If dissertations were software
In my systems analysis class this week, we learned about the differences between various models for software development, and we talked a bit about the circumstances under which you might choose one model or another. For instance: the waterfall model, in which the programmers and everyone else involved in the project move through a series of well-defined stages where the outcome is known from the get-go, and everyone signs off on each stage before moving to the next; the incremental model, in which you release the system a little at the time, improving it and adding features with each stage; and rapid prototyping, in which you develop a prototype, show it to the people who need the system, fix and refine as necessary, lather, rinse, and repeat.

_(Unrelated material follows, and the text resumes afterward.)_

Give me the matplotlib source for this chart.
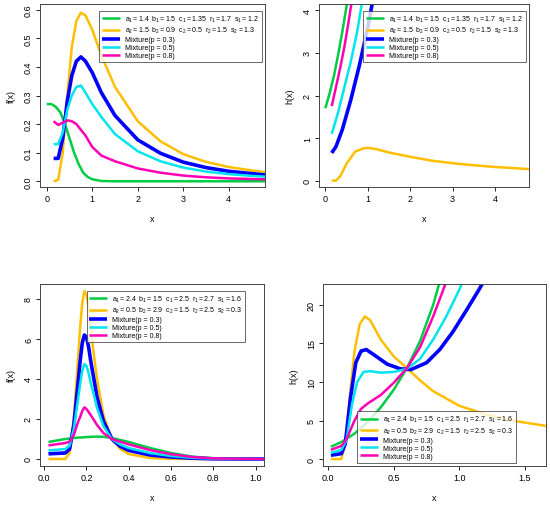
import matplotlib.pyplot as plt

GREEN, YELLOW, BLUE, CYAN, MAGENTA = "#00cc44", "#ffbf00", "#0000ff", "#00e5ee", "#ff00b4"

# panel 1: densities, first parameter set
p1_xg = [0.0, 0.1, 0.2, 0.3, 0.4, 0.5, 0.6, 0.7, 0.8, 0.9, 1.0, 1.2, 1.5, 4.8]
p1_green = [0.27, 0.27, 0.26, 0.24, 0.2, 0.15, 0.1, 0.06, 0.03, 0.015, 0.007, 0.001, 0, 0]
p1_x = [0.15, 0.25, 0.35, 0.45, 0.55, 0.65, 0.75, 0.85, 1.0, 1.2, 1.5, 2.0, 2.5, 3.0, 3.5, 4.0, 4.5, 4.8]
p1_yellow = [0, 0.005, 0.1, 0.3, 0.47, 0.56, 0.59, 0.58, 0.53, 0.44, 0.33, 0.21, 0.14, 0.095, 0.068, 0.05, 0.038, 0.032]
p1_blue = [0.08, 0.08, 0.15, 0.28, 0.37, 0.42, 0.435, 0.42, 0.38, 0.31, 0.23, 0.145, 0.098, 0.067, 0.048, 0.035, 0.027, 0.022]
p1_cyan = [0.13, 0.13, 0.17, 0.25, 0.3, 0.33, 0.335, 0.31, 0.27, 0.225, 0.165, 0.105, 0.07, 0.048, 0.034, 0.025, 0.019, 0.016]
p1_magenta = [0.21, 0.197, 0.205, 0.213, 0.21, 0.2, 0.18, 0.16, 0.12, 0.09, 0.07, 0.045, 0.03, 0.02, 0.014, 0.01, 0.008, 0.007]

# panel 2: hazards, first parameter set
p2_xg = [0, 0.1, 0.2, 0.3, 0.4, 0.5, 0.55]
p2_green = [1.7, 2.05, 2.45, 2.95, 3.5, 4.1, 4.5]
p2_xm = [0.15, 0.25, 0.35, 0.45, 0.55, 0.65]
p2_magenta = [1.75, 2.2, 2.65, 3.15, 3.75, 4.4]
p2_xc = [0.15, 0.3, 0.45, 0.6, 0.75, 0.9]
p2_cyan = [1.1, 1.6, 2.2, 2.8, 3.5, 4.4]
p2_xb = [0.15, 0.25, 0.4, 0.6, 0.8, 1.0, 1.15]
p2_blue = [0.65, 0.8, 1.2, 1.9, 2.7, 3.6, 4.4]
p2_xy = [0.15, 0.25, 0.35, 0.5, 0.7, 0.9, 1.0, 1.2, 1.5, 2.0, 2.5, 3.0, 3.5, 4.0, 4.5, 4.8]
p2_yellow = [0, 0.0, 0.1, 0.4, 0.68, 0.76, 0.77, 0.74, 0.66, 0.56, 0.47, 0.41, 0.36, 0.32, 0.29, 0.27]

# panel 3: densities, second parameter set
p3_x = [0.02, 0.1, 0.12, 0.14, 0.16, 0.17, 0.18, 0.19, 0.2, 0.21, 0.22, 0.235, 0.25, 0.28, 0.32, 0.36, 0.4, 0.5, 0.6, 0.7, 0.8, 1.04]
p3_green = [.85, 1.0, 1.02, 1.05, 1.07, 1.075, 1.08, 1.09, 1.1, 1.1, 1.11, 1.115, 1.12, 1.11, 1.05, .95, .85, .55, .3, .12, .04, 0]
p3_yellow = [0, 0, 0.3, 2, 5, 6.6, 7.8, 8.4, 8.2, 7.6, 6.5, 5.2, 4, 2.2, 1, .5, .25, .05, .01, 0, 0, 0]
p3_blue = [0.26, 0.3, 0.5, 1.7, 3.8, 4.9, 5.8, 6.2, 6.1, 5.6, 4.9, 4.0, 3.1, 1.9, 1.0, .63, .43, .2, .1, .04, .01, 0]
p3_cyan = [.43, .5, .66, 1.5, 3.0, 3.75, 4.4, 4.75, 4.65, 4.3, 3.8, 3.2, 2.55, 1.65, 1.0, .72, .55, .3, .15, .06, .02, 0]
p3_magenta = [.68, .8, .87, 1.2, 1.85, 2.1, 2.4, 2.58, 2.5, 2.35, 2.2, 1.95, 1.7, 1.3, 1.0, .86, .73, .45, .24, .1, .03, 0]

# panel 4: hazards, second parameter set
p4_xg = [0.02, 0.1, 0.2, 0.3, 0.4, 0.5, 0.6, 0.7, 0.8, 0.85]
p4_green = [1.6, 2.2, 3.3, 4.8, 6.7, 9.0, 11.8, 15.3, 20, 23]
p4_xy = [0.02, 0.1, 0.13, 0.17, 0.2, 0.24, 0.28, 0.32, 0.4, 0.5, 0.6, 0.7, 0.8, 1.0, 1.2, 1.4, 1.66]
p4_yellow = [0, 0, 2, 9, 14, 17.5, 18.5, 18, 15.5, 13.3, 11.8, 10.2, 8.8, 6.9, 5.8, 5.0, 4.3]
p4_xb = [0.02, 0.1, 0.13, 0.17, 0.21, 0.25, 0.29, 0.35, 0.45, 0.55, 0.63, 0.75, 0.85, 0.95, 1.05, 1.15, 1.2]
p4_blue = [.5, .7, 2, 8, 12.5, 14, 14.2, 13.5, 12.3, 11.7, 11.6, 12.5, 14.2, 16.5, 19.2, 22, 23.5]
p4_xc = [0.02, 0.1, 0.14, 0.18, 0.22, 0.27, 0.32, 0.4, 0.5, 0.6, 0.7, 0.8, 0.9, 1.0, 1.03]
p4_cyan = [.8, 1.2, 2.5, 7, 10, 11.3, 11.4, 11.2, 11.3, 11.7, 13, 15.5, 18.5, 22, 23.2]
p4_xm = [0.02, 0.1, 0.14, 0.2, 0.25, 0.3, 0.4, 0.5, 0.6, 0.7, 0.8, 0.9]
p4_magenta = [1.2, 1.7, 2.6, 5, 6.5, 7.2, 8.3, 9.9, 11.8, 14.5, 18.5, 23]

lab1 = [r"$a_1=1.4\ \ b_1=1.5\ \ c_1=1.35\ \ r_1=1.7\ \ s_1=1.2$",
        r"$a_2=1.5\ \ b_2=0.9\ \ c_2=0.5\ \ r_2=1.5\ \ s_2=1.3$"]
lab2 = [r"$a_1=2.4\ \ b_1=1.5\ \ c_1=2.5\ \ r_1=2.7\ \ s_1=1.6$",
        r"$a_2=0.5\ \ b_2=2.9\ \ c_2=1.5\ \ r_2=2.5\ \ s_2=0.3$"]
mixlabs = ["Mixture(p = 0.3)", "Mixture(p = 0.5)", "Mixture(p = 0.8)"]

plt.rcParams["font.family"] = ["Liberation Sans", "DejaVu Sans"]
plt.rcParams["mathtext.fontset"] = "custom"
plt.rcParams["mathtext.rm"] = "Liberation Sans"
plt.rcParams["mathtext.it"] = "Liberation Sans"

fig = plt.figure(figsize=(5.5, 5.06), dpi=100)
W, H = 550, 506
def mkax(l, t, r, b):
    return fig.add_axes([l / W, 1 - b / H, (r - l) / W, (b - t) / H])

ax1 = mkax(40, 5, 265, 188)
ax2 = mkax(319, 5, 529, 188)
ax3 = mkax(40, 285, 264, 467)
ax4 = mkax(323, 285, 546, 467)

def draw(ax, data, labels, xlim, ylim, xt, xtl, yt, ytl, ylabel, legkw):
    hs = []
    for (x, y, c, lw) in data:
        h, = ax.plot(x, y, color=c, lw=lw, solid_capstyle="butt")
        hs.append(h)
    ax.set_xlim(*xlim)
    ax.set_ylim(*ylim)
    ax.set_xticks(xt)
    ax.set_yticks(yt)
    ax.set_xticklabels(xtl, fontsize=6.5)
    ax.set_yticklabels(ytl, fontsize=6.5, rotation=90, va="center")
    ax.tick_params(length=3, width=0.6, pad=2)
    ax.set_xlabel("x", fontsize=6.5, labelpad=8)
    ax.set_ylabel(ylabel, fontsize=6.5, labelpad=6)
    for s in ax.spines.values():
        s.set_linewidth(0.7)
        s.set_color("#444444")
    leg = ax.legend(hs, labels, fontsize=5, frameon=True, fancybox=False,
                    edgecolor="#444444", handlelength=2.5, borderpad=0.4,
                    labelspacing=0.15, handletextpad=0.8, **legkw)
    leg.get_frame().set_linewidth(0.7)

labs1 = lab1 + mixlabs
labs2 = lab2 + mixlabs

draw(ax1, [(p1_xg, p1_green, GREEN, 1.8), (p1_x, p1_yellow, YELLOW, 1.8),
           (p1_x, p1_blue, BLUE, 2.6), (p1_x, p1_cyan, CYAN, 1.8),
           (p1_x, p1_magenta, MAGENTA, 1.8)],
     labs1, (-0.15, 4.8), (-0.02, 0.62), [0, 1, 2, 3, 4], ["0", "1", "2", "3", "4"],
     [0.0, 0.1, 0.2, 0.3, 0.4, 0.5, 0.6], ["0.0", "0.1", "0.2", "0.3", "0.4", "0.5", "0.6"],
     "f(x)", dict(loc="upper right", bbox_to_anchor=(1.0, 0.98)))

draw(ax2, [(p2_xg, p2_green, GREEN, 1.8), (p2_xy, p2_yellow, YELLOW, 1.8),
           (p2_xb, p2_blue, BLUE, 2.6), (p2_xc, p2_cyan, CYAN, 1.8),
           (p2_xm, p2_magenta, MAGENTA, 1.8)],
     labs1, (-0.15, 4.8), (-0.15, 4.15), [0, 1, 2, 3, 4], ["0", "1", "2", "3", "4"],
     [0, 1, 2, 3, 4], ["0", "1", "2", "3", "4"], "h(x)",
     dict(loc="upper right", bbox_to_anchor=(1.0, 0.98)))

draw(ax3, [(p3_x, p3_green, GREEN, 1.8), (p3_x, p3_yellow, YELLOW, 1.8),
           (p3_x, p3_blue, BLUE, 2.6), (p3_x, p3_cyan, CYAN, 1.8),
           (p3_x, p3_magenta, MAGENTA, 1.8)],
     labs2, (-0.02, 1.04), (-0.35, 8.75), [0.0, 0.2, 0.4, 0.6, 0.8, 1.0],
     ["0.0", "0.2", "0.4", "0.6", "0.8", "1.0"], [0, 2, 4, 6, 8], ["0", "2", "4", "6", "8"], "f(x)",
     dict(loc="upper right", bbox_to_anchor=(0.93, 0.98)))

draw(ax4, [(p4_xg, p4_green, GREEN, 1.8), (p4_xy, p4_yellow, YELLOW, 1.8),
           (p4_xb, p4_blue, BLUE, 2.6), (p4_xc, p4_cyan, CYAN, 1.8),
           (p4_xm, p4_magenta, MAGENTA, 1.8)],
     labs2, (-0.04, 1.66), (-0.9, 22.7), [0.0, 0.5, 1.0, 1.5], ["0.0", "0.5", "1.0", "1.5"],
     [0, 5, 10, 15, 20], ["0", "5", "10", "15", "20"], "h(x)",
     dict(loc="lower right", bbox_to_anchor=(0.88, 0.0)))

fig.savefig("out.png", dpi=100)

Halfway through the lecture, the proverbial light bulb clicked on in my head: oh, this is like working on a big writing project! Especially the kind of writing project where you’re getting feedback from several different readers. It reminded me of the process of writing my dissertation, which was sort of a cross between the incremental model (here’s a crappy draft of chapter 1! here’s a better draft of chapter 1 with feedback incorporated! here’s a chunk of chapter 2! and so on) and the rapid-prototyping model. My preliminary exams were all about coming up with a dissertation-prototype in 72 hours, then going through an intensive critique with a view of turning it into a finished product eventually — even though I ended up not using the prototype.

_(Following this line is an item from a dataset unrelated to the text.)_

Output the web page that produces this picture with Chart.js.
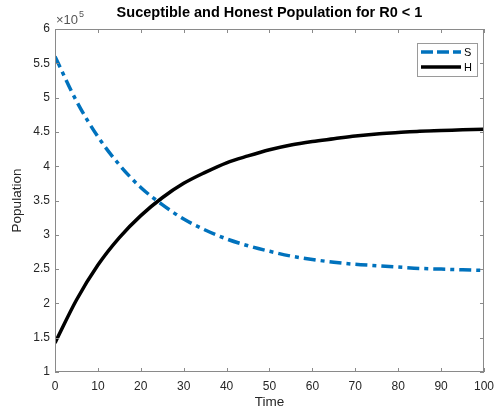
<!DOCTYPE html>
<html lang="en">
<head>
  <meta charset="UTF-8">
  <title>Suceptible and Honest Population for R0 < 1</title>
  <script src="https://cdn.jsdelivr.net/npm/chart.js"></script>
  <style>
    html, body {
      margin: 0;
      padding: 0;
      background: #ffffff;
    }
    #wrap {
      position: relative;
      width: 501px;
      height: 410px;
    }
  </style>
</head>
<body>
  <div id="wrap">
    <canvas id="chart" width="501" height="410"></canvas>
  </div>
  <script>
    // Data (population values in units of 10^5)
    const time = [0, 5, 10, 15, 20, 25, 30, 35, 40, 45, 50, 55, 60, 65, 70, 75, 80, 85, 90, 95, 100];
    const susceptible = [5.60, 4.95, 4.43, 4.02, 3.69, 3.44, 3.23, 3.07, 2.94, 2.84, 2.76,
                         2.69, 2.64, 2.60, 2.57, 2.55, 2.53, 2.51, 2.50, 2.49, 2.48];
    const honest = [1.425, 2.05, 2.56, 2.96, 3.28, 3.54, 3.75, 3.91, 4.05, 4.15, 4.24,
                    4.31, 4.36, 4.40, 4.44, 4.47, 4.49, 4.51, 4.52, 4.53, 4.54];
    const xTicks = [0, 10, 20, 30, 40, 50, 60, 70, 80, 90, 100];
    const yTicks = [1, 1.5, 2, 2.5, 3, 3.5, 4, 4.5, 5, 5.5, 6];
    const exponent = '5';

    const FONT = "'Liberation Sans', Arial, Helvetica, sans-serif";
    const AXIS_COLOR = '#8a8a8a';
    const TEXT_COLOR = '#262626';
    const S_COLOR = '#0072BD';

    // Box, inward ticks, title, exponent label and legend (MATLAB look)
    const matlabAxes = {
      id: 'matlabAxes',
      afterDraw(chart) {
        const ctx = chart.ctx;
        const area = chart.chartArea;
        const xs = chart.scales.x;
        const ys = chart.scales.y;
        const tl = 4;

        ctx.save();
        ctx.strokeStyle = AXIS_COLOR;
        ctx.lineWidth = 1;
        ctx.strokeRect(area.left + 0.5, area.top + 0.5, area.right - area.left - 1, area.bottom - area.top - 1);

        ctx.beginPath();
        xTicks.forEach(v => {
          const px = Math.round(xs.getPixelForValue(v)) + 0.5;
          ctx.moveTo(px, area.bottom);
          ctx.lineTo(px, area.bottom - tl);
          ctx.moveTo(px, area.top);
          ctx.lineTo(px, area.top + tl);
        });
        yTicks.forEach(v => {
          const py = Math.round(ys.getPixelForValue(v)) + 0.5;
          ctx.moveTo(area.left, py);
          ctx.lineTo(area.left + tl, py);
          ctx.moveTo(area.right, py);
          ctx.lineTo(area.right - tl, py);
        });
        ctx.stroke();

        // title
        ctx.fillStyle = '#000000';
        ctx.font = 'bold 14.5px ' + FONT;
        ctx.textAlign = 'center';
        ctx.textBaseline = 'middle';
        ctx.fillText('Suceptible and Honest Population for R0 < 1', (area.left + area.right) / 2, 13);

        // exponent label
        ctx.fillStyle = '#555555';
        ctx.textAlign = 'left';
        ctx.textBaseline = 'alphabetic';
        ctx.font = '13px ' + FONT;
        ctx.fillText('\u00d710', area.left + 1, 24);
        const w = ctx.measureText('\u00d710').width;
        ctx.font = '9px ' + FONT;
        ctx.fillText(exponent, area.left + 2 + w, 17);

        // legend
        const lx = 417, ly = 43, lw = 60, lh = 33;
        ctx.fillStyle = '#ffffff';
        ctx.fillRect(lx, ly, lw, lh);
        ctx.strokeStyle = '#9a9a9a';
        ctx.strokeRect(lx + 0.5, ly + 0.5, lw, lh);
        chart.data.datasets.forEach((ds, i) => {
          const yy = ly + 9 + i * 15;
          ctx.beginPath();
          ctx.strokeStyle = ds.borderColor;
          ctx.lineWidth = ds.borderWidth;
          ctx.setLineDash(ds.legendDash || []);
          ctx.moveTo(lx + 4, yy);
          ctx.lineTo(lx + 44, yy);
          ctx.stroke();
          ctx.setLineDash([]);
          ctx.fillStyle = '#000000';
          ctx.font = '11px ' + FONT;
          ctx.textBaseline = 'middle';
          ctx.fillText(ds.label, lx + 47, yy + 1);
        });
        ctx.restore();
      }
    };

    new Chart(document.getElementById('chart'), {
      type: 'line',
      data: {
        datasets: [
          {
            label: 'S',
            data: time.map((t, i) => ({ x: t, y: susceptible[i] })),
            borderColor: S_COLOR,
            borderWidth: 3.5,
            borderDash: [12, 5, 4, 5],
            legendDash: [12, 4],
            pointRadius: 0,
            fill: false,
            cubicInterpolationMode: 'monotone'
          },
          {
            label: 'H',
            data: time.map((t, i) => ({ x: t, y: honest[i] })),
            borderColor: '#000000',
            borderWidth: 3.5,
            pointRadius: 0,
            fill: false,
            cubicInterpolationMode: 'monotone'
          }
        ]
      },
      options: {
        responsive: false,
        animation: false,
        layout: { padding: { top: 29, right: 12, left: 0, bottom: 0 } },
        plugins: {
          legend: { display: false },
          title: { display: false },
          tooltip: { enabled: false }
        },
        scales: {
          x: {
            type: 'linear',
            min: 0,
            max: 100,
            afterBuildTicks: s => { s.ticks = xTicks.map(v => ({ value: v })); },
            afterFit: s => { s.height = 38; },
            grid: { display: false, drawTicks: false },
            border: { display: false },
            ticks: {
              padding: 7,
              color: TEXT_COLOR,
              font: { family: FONT, size: 12 },
              maxRotation: 0
            },
            title: {
              display: true,
              text: 'Time',
              color: TEXT_COLOR,
              font: { family: FONT, size: 13.5 },
              padding: { top: 0, bottom: 0 }
            }
          },
          y: {
            min: 1,
            max: 6,
            afterBuildTicks: s => { s.ticks = yTicks.map(v => ({ value: v })); },
            afterFit: s => { s.width = 55; },
            grid: { display: false, drawTicks: false },
            border: { display: false },
            ticks: {
              padding: 5,
              color: TEXT_COLOR,
              font: { family: FONT, size: 12 },
              callback: v => String(v)
            },
            title: {
              display: true,
              text: 'Population',
              color: TEXT_COLOR,
              font: { family: FONT, size: 13.5 },
              padding: { top: 9, bottom: 0 }
            }
          }
        }
      },
      plugins: [matlabAxes]
    });
  </script>
</body>
</html>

And then I recalled how I always tried to encourage my writing students to try something like the incremental model (draft, get comments, revise, get more comments, et cetera) rather than the waterfall model (plan out the entire thing so that you know what the end stage will be). Which is probably about as far as the analogy will go before it starts to fall apart. But it was good to feel that connection-making part of my brain come online and start whirring away.
I wonder if my students would have glazed over if I’d started making software development analogies? It’s probably just as well I didn’t know about this stuff back when I was teaching composition. Though it might have appealed to the future engineering and computer science majors.
Man, my current crop of engineering and computer science majors would probably eat that stuff up!